|Sand Hill Cranes, Monte Vista Wildlife Refuge, March 2015|
We went to see the Sand Hill Cranes yesterday. What a remarkable thing. The fields full of dancing, talking birds never ceases to amaze me. And I still want to fly south with them....
|Sand Hill Cranes in Monte Vista|
I had an epiphany in the midst of my Grad school angst. While I realize now I will never have what it takes to be a full time shovel bum, I also realize that my passions to save the planet have remained the same. Through all of my work, I manage to tie in some form of environmentalism or sustainability, because that's who I am. That being said, I am planning on attending an archaeology field school for the summer, but this time on a day basis. There will be no living in a tent for this old woman. I have had enough of primitive off-grid living! I am an expert at hauling water and making do with next to nothing. Actually, for me to attend full time, R would have to quit one, if not two of his jobs and stay home with the kiddos, something we simply can't afford.
So while I whittle away at my classes, we try to dig ourselves out of our financial mess. We paid off the shed/tiny house with our tax refund, but still the dilemma of the county not allowing us to live in it, per county code. Okay, whatever. We have tried to sell the land, pulled back, decided to keep it. I work on my labyrinth and it ties to me to the land in ways I don't even understand. I am at a loss as to what to do, so I will do nothing.
I realized I don't want to give up any more animals, my llamas and my dreams of a farmstead. Why can't we make it work? We have not tried hard enough, not dedicated ourselves to the right cause, being torn between this and that and fantasies of negativity. The world may end. I may die tomorrow, but I want to keep my camelids, regardless of any outside thoughts on the matter. So, I have plans to acquire 3 adult, male alpacas in a rainbow of fiber colors. I want to make felt batting and quilt camelid comforters. Ha ha. No, sort of really. We shall see, we shall see.

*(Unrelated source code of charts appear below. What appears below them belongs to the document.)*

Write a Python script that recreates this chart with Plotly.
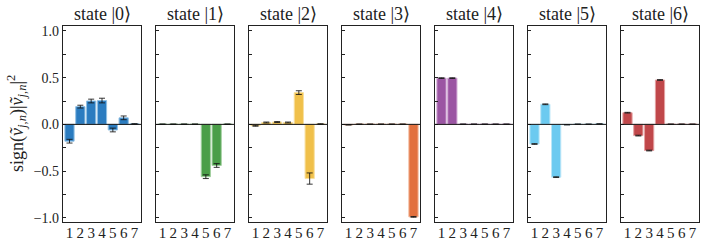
import plotly.graph_objects as go

components = [1, 2, 3, 4, 5, 6, 7]
state_names = ["state |0⟩", "state |1⟩", "state |2⟩", "state |3⟩", "state |4⟩", "state |5⟩", "state |6⟩"]

state0 = [-0.18, 0.19, 0.25, 0.255, -0.06, 0.07, 0.005]
state1 = [0.002, 0.002, 0.002, 0.002, -0.56, -0.44, 0.002]
state2 = [-0.015, 0.02, 0.025, 0.02, 0.34, -0.58, 0.004]
state3 = [-0.005, 0.002, 0.002, 0.002, 0.002, 0.002, -0.99]
state4 = [0.495, 0.495, 0.002, 0.002, 0.002, 0.002, 0.002]
state5 = [-0.21, 0.215, -0.565, -0.004, 0.002, 0.002, 0.005]
state6 = [0.125, -0.12, -0.28, 0.475, 0.002, 0.002, 0.002]

err0 = [0.02, 0.015, 0.02, 0.025, 0.02, 0.02, 0.002]
err1 = [0.002, 0.002, 0.002, 0.002, 0.02, 0.02, 0.002]
err2 = [0.005, 0.005, 0.005, 0.005, 0.02, 0.06, 0.002]
err3 = [0.002, 0.002, 0.002, 0.002, 0.002, 0.002, 0.004]
err4 = [0.004, 0.004, 0.001, 0.001, 0.001, 0.001, 0.001]
err5 = [0.004, 0.004, 0.004, 0.001, 0.001, 0.001, 0.001]
err6 = [0.004, 0.004, 0.004, 0.004, 0.001, 0.001, 0.001]

y_tickvals = [-1.0, -0.5, 0.0, 0.5, 1.0]
y_ticktext = ["−1.0", "−0.5", "0.0", "0.5", "1.0"]

values = [state0, state1, state2, state3, state4, state5, state6]
errors = [err0, err1, err2, err3, err4, err5, err6]

colors = ["#2b7cc0", "#4a9e48", "#f0c04a", "#e2703e", "#9b55a3", "#6ccaf0", "#c0474a"]
edge_colors = ["#8fbfe3", "#a3d0a0", "#f8e0a0", "#f2b596", "#cfa6d3", "#b9e6f8", "#e4a0a2"]

W, H = 706, 247
panels = [(63, 141), (156, 234), (249, 327), (342, 420), (435, 513), (528, 606), (621, 699)]
font_family = "Liberation Serif"

fig = go.Figure()
layout = dict(
    width=W, height=H,
    margin=dict(l=0, r=0, t=26, b=25),
    plot_bgcolor="white", paper_bgcolor="white",
    showlegend=False,
    font=dict(family=font_family, size=14, color="#222"),
)
annotations = []
shapes = []
for i in range(7):
    xa = "x" if i == 0 else f"x{i+1}"
    ya = "y" if i == 0 else f"y{i+1}"
    fig.add_trace(go.Bar(
        x=components, y=values[i], xaxis=xa, yaxis=ya, width=0.85,
        marker=dict(color=colors[i], line=dict(color=edge_colors[i], width=1)),
        error_y=dict(type="data", array=errors[i], color="rgba(20,20,20,0.85)", thickness=1, width=3),
    ))
    x0, x1 = panels[i]
    layout["xaxis" if i == 0 else f"xaxis{i+1}"] = dict(
        domain=[x0 / W, x1 / W], range=[0.4, 7.6], anchor=ya,
        tickmode="array", tickvals=components, ticktext=[str(c) for c in components],
        ticks="", ticklabelstandoff=-3, showgrid=False, zeroline=False, showline=True, mirror=True,
        linecolor="#222", linewidth=1.2, tickfont=dict(size=15, family=font_family),
    )
    yax = dict(
        domain=[0, 1], range=[-1.045, 1.053], anchor=xa,
        tickmode="array", tickvals=y_tickvals,
        showticklabels=(i == 0),
        ticks="inside", ticklen=3, tickcolor="#222",
        minor=dict(tickvals=[-0.75, -0.25, 0.25, 0.75], ticks="inside", ticklen=3, tickcolor="#222"),
        showgrid=False, zeroline=False, showline=True, mirror=True,
        linecolor="#222", linewidth=1.2, tickfont=dict(size=14, family=font_family),
    )
    if i == 0:
        yax["ticktext"] = y_ticktext
    layout["yaxis" if i == 0 else f"yaxis{i+1}"] = yax
    shapes.append(dict(type="line", xref=f"{xa} domain", yref=ya, x0=0, x1=1, y0=0, y1=0,
                       line=dict(color="#111", width=1)))
    annotations.append(dict(text=state_names[i], x=(x0 + x1) / 2 / W, y=1, xref="paper", yref="paper",
                            yanchor="bottom", xanchor="center", yshift=0, showarrow=False,
                            font=dict(size=18, family=font_family, color="#222")))

annotations.append(dict(
    text="sign(<i>ṽ</i><sub><i>j,n</i></sub>)|<i>ṽ</i><sub><i>j,n</i></sub>|<sup>2</sup>",
    x=16 / W, y=0.5, xref="paper", yref="paper", textangle=-90, showarrow=False,
    xanchor="center", yanchor="middle", font=dict(size=18, family=font_family, color="#222")))

layout["annotations"] = annotations
layout["shapes"] = shapes
fig.update_layout(**layout)
fig.write_html("out.html", config={"displayModeBar": False},
               post_script="document.body.style.margin='0';document.body.style.overflow='hidden';")
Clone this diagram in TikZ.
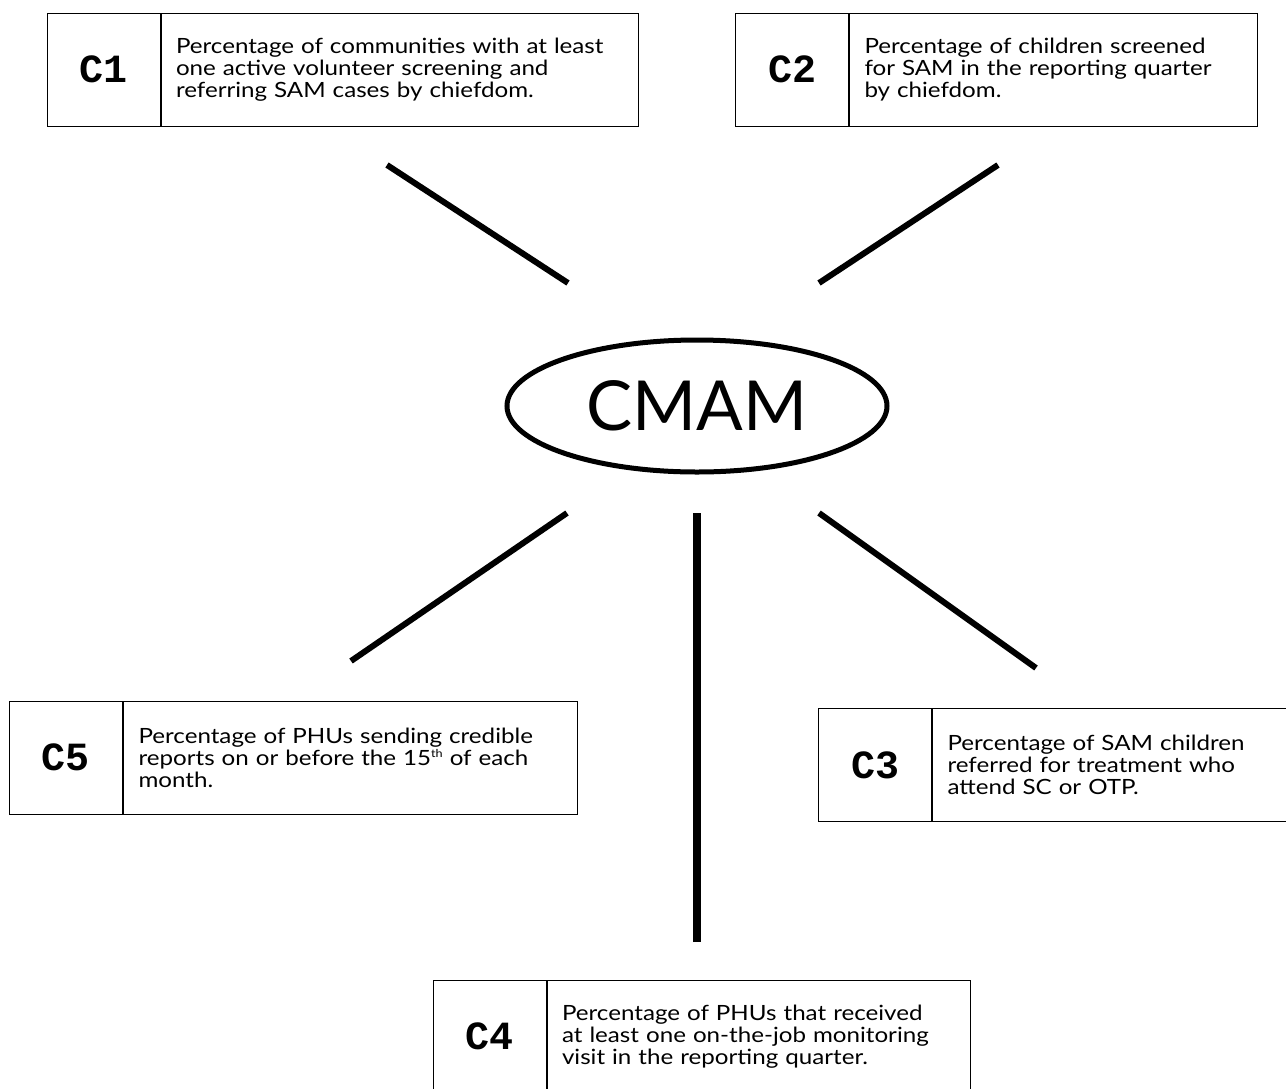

I will resurrect the Green Desert Eco-Farm and put the Sanctuary to rest for a little while. Who wants to worship the Earth, besides me? My church of one. I affect change in only myself.
The farm will get a new life! And maybe I will too. We have put a bee hive starter kit on layaway at the local feed/hardware store. I am excited. We can get a colony from a local honey producer after we get our kit paid off. It is vitally important that more people try to keep bees for the Earth. And plant Milkweed for the Monarchs. I'd like to do both.
We also bought a new batch of chicks for the farmstead egg laying endeavor.
|Chicks. Reds of some variety. Rhode Island, I'm thinking.|
In the next month we will pick up the alpacas and get all of our camelids sheared. That should be fun. An event I have invited the public to attend. That may have been a bad decision, given my love hate relationship with people in general.
The wind is blowing, the weather has warmed and Spring is here. We are trying to get garden space created in this rental house. I am so tired of moving our raised beds around. I am so tired of moving, physically, but intellectually I may always be a nomad. We still need to find a bus to convert.
As usual there is too much to do and not enough time or hands, or money. But, it is what it is and today I live for today. I have started another juice fast. It has been a while and with the new season comes change. I will resurrect old farm dreams and my old strong, healthy self. And it will be good. Or good enough at least.